If you think PrEP may be a good option for you, here are a few questions you can talk over with your health care provider:
- How often -- and for how long (i.e., days, weeks) -- do I need to take PrEP if I am trying to protect myself from HIV? What happens if I miss a dose or several doses?
- What are Truvada's likely side effects and how can I manage them?
- How often will I need to be tested for HIV?
- How much will the drug cost me? Will it be covered by my insurance? Will the HIV tests also be covered by my insurance?
- Do any of my current medical conditions make Truvada a less-good choice for my health overall?
- Do any of my other prescription medications, over-the-counter drugs, street drugs, herbs, vitamins, or supplements have interactions with Truvada?
- What should I do if I become pregnant while on PrEP?
There is also a good checklist available at How to Talk to Your Doctor about PrEP. You may want to discuss the pros and cons of taking Truvada as PrEP compared to using condoms or other safer sex techniques to reduce the risk of getting HIV. While PrEP is designed to be used in combination with condoms or other safer sex measures, women who cannot or do not use condoms may want to use PrEP in place of condoms.
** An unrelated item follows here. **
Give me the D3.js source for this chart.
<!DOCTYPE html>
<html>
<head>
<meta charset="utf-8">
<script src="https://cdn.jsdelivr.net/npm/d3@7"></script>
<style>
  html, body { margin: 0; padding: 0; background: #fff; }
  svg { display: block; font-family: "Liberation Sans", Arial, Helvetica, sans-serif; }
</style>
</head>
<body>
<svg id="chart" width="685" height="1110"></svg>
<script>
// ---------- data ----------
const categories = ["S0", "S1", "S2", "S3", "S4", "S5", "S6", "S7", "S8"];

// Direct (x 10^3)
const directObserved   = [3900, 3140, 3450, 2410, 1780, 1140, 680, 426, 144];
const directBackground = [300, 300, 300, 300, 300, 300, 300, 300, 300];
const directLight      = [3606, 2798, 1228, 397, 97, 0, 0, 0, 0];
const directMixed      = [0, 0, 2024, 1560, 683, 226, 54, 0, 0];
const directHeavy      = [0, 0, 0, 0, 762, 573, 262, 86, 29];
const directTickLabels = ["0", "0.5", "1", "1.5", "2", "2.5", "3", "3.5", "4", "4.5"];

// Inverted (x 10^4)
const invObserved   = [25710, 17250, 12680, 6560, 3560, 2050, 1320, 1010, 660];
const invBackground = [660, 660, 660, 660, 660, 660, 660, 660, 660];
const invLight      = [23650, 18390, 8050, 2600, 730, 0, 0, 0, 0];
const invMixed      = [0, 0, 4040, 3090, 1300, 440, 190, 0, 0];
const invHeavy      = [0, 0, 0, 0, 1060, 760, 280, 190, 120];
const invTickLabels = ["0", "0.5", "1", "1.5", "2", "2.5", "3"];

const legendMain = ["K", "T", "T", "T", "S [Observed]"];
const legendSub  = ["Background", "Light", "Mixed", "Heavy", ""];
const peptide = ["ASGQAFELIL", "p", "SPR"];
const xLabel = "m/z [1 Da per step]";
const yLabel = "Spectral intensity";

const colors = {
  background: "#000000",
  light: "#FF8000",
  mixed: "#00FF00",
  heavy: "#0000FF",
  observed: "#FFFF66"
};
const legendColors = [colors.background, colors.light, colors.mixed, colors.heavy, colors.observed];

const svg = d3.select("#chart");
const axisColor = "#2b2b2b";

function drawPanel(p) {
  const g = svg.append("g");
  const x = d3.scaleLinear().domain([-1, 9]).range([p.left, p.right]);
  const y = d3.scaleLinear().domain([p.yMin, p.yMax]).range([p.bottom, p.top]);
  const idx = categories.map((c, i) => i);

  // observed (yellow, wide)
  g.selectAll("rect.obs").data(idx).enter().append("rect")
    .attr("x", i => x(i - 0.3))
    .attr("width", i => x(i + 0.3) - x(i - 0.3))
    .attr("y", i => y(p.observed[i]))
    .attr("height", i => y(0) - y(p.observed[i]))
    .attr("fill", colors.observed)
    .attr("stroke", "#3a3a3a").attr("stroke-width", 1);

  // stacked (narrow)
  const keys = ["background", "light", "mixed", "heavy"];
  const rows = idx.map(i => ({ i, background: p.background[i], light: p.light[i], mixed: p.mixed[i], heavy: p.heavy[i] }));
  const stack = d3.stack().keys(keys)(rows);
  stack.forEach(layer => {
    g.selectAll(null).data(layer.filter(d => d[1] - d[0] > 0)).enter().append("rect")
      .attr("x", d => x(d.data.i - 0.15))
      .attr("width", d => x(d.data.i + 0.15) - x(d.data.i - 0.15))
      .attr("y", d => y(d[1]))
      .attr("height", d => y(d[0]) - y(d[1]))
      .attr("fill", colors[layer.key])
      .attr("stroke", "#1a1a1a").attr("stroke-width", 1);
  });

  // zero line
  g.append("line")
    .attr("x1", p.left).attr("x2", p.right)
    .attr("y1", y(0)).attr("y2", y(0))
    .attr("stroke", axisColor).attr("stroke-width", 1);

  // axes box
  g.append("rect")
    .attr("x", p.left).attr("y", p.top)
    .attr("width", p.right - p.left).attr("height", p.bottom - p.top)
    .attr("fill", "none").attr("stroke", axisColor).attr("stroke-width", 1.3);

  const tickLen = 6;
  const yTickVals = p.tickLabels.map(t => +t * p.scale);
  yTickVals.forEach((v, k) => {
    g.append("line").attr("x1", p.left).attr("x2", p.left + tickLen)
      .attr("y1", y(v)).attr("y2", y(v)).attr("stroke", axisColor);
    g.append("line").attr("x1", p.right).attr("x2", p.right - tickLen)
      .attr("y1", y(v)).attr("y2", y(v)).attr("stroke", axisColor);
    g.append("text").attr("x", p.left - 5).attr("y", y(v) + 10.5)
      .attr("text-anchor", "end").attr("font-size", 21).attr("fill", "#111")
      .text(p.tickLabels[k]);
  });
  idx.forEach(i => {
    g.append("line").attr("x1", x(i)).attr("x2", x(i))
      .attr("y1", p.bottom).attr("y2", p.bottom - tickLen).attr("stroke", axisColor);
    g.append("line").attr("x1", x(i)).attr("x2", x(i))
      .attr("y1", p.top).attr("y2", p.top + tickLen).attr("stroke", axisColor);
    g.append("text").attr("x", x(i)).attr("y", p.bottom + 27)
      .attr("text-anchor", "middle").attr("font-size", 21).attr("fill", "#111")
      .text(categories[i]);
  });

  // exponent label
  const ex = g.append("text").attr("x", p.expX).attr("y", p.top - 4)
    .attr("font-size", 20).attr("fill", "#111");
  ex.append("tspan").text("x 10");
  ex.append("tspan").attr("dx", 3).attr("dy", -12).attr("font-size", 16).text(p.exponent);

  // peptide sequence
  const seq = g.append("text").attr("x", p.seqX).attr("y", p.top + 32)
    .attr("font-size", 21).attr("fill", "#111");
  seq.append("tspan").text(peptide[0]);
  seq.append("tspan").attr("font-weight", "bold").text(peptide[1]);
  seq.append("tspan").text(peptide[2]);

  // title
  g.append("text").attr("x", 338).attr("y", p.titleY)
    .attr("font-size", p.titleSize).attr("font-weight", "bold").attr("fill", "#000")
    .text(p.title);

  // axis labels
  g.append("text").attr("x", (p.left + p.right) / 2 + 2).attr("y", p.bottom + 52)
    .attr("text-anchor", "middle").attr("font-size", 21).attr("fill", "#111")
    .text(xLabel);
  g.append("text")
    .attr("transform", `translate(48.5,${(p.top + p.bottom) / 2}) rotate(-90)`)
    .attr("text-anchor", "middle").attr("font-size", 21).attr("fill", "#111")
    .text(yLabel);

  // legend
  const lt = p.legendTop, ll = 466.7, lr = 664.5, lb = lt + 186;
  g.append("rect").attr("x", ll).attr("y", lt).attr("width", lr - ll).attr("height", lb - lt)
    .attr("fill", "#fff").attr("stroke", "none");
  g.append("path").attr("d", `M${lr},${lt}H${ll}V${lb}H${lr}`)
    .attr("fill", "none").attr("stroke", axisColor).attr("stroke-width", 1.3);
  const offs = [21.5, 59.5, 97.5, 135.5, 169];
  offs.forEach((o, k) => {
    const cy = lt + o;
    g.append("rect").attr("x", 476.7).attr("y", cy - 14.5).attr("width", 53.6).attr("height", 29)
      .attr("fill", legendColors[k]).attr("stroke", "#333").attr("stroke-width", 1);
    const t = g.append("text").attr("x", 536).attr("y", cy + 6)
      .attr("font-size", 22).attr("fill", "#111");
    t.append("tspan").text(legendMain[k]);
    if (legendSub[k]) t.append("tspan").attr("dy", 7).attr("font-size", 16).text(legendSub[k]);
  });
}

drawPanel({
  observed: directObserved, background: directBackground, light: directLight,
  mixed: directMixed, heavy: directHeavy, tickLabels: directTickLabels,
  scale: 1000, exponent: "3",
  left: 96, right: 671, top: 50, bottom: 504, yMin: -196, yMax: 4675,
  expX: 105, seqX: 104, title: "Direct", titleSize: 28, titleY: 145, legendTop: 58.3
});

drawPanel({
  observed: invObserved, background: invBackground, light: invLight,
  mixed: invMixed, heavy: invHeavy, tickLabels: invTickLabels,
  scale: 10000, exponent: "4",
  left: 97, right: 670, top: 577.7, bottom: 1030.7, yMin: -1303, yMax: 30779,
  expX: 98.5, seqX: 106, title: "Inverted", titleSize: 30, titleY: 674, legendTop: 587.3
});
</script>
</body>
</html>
It is important to understand the overall risks and benefits of using PrEP to reduce one's HIV risk, as well as to consider methods of protection from other sexually transmitted infections or diseases (STIs or STDs).
Because studies have shown that the tenofovir (specifically tenofovir disoproxil fumarate, or TDF) in Truvada can lead to a reduction in kidney function and bone loss, researchers have begun testing another form of tenofovir called TAF (tenofovir alafenamide) for use as PrEP. Treatment with TAF, which can be given at lower doses than TDF while achieving the same level of HIV suppression, appears to produce less bone loss and less reduction in kidney function.
In April 2016, the FDA approved the use of Descovy, a combination of emtricitabine and TAF, in treating HIV. Gilead sponsored a clinical trial in November 2016 to evaluate whether TAF will be as safe and effective as Truvada when used as PrEP.
Researchers have also found promise in using the HIV drug maraviroc (Selzentry) as PrEP. A clinical trial of 188 U.S. women found that the drug was safe and well-tolerated as PrEP, and that no new HIV infections occurred during the study. Maraviroc is an entry inhibitor, and does not negatively affect bone or kidney health in the way that the tenofovir in Truvada sometimes does.
Because some people do not want to take a pill daily, or have trouble remembering to do so, researchers have looked at a long-acting injectable form of cabotegravir (an integrase inhibitor). In the ÉCLAIR study, a phase IIa trial looking at safety, tolerability, and pharmacokinetics (how medications behave in and move through the body), HIV-negative men at low risk for HIV were given three shots in the buttocks -- one every three months. Their satisfaction with the injectable treatment was high, and participants reported preferring the shots to once-daily oral PrEP. Based on the pharmacokinetics, an eight-week dosing schedule may be more appropriate. Nevertheless, the results are encouraging, as long-acting injectables may reduce the burden of adherence and improve HIV prevention.
[Note from TheBody.com: This article was created by The Well Project, who last updated it on Mar. 1, 2017. We have cross-posted it with their permission.]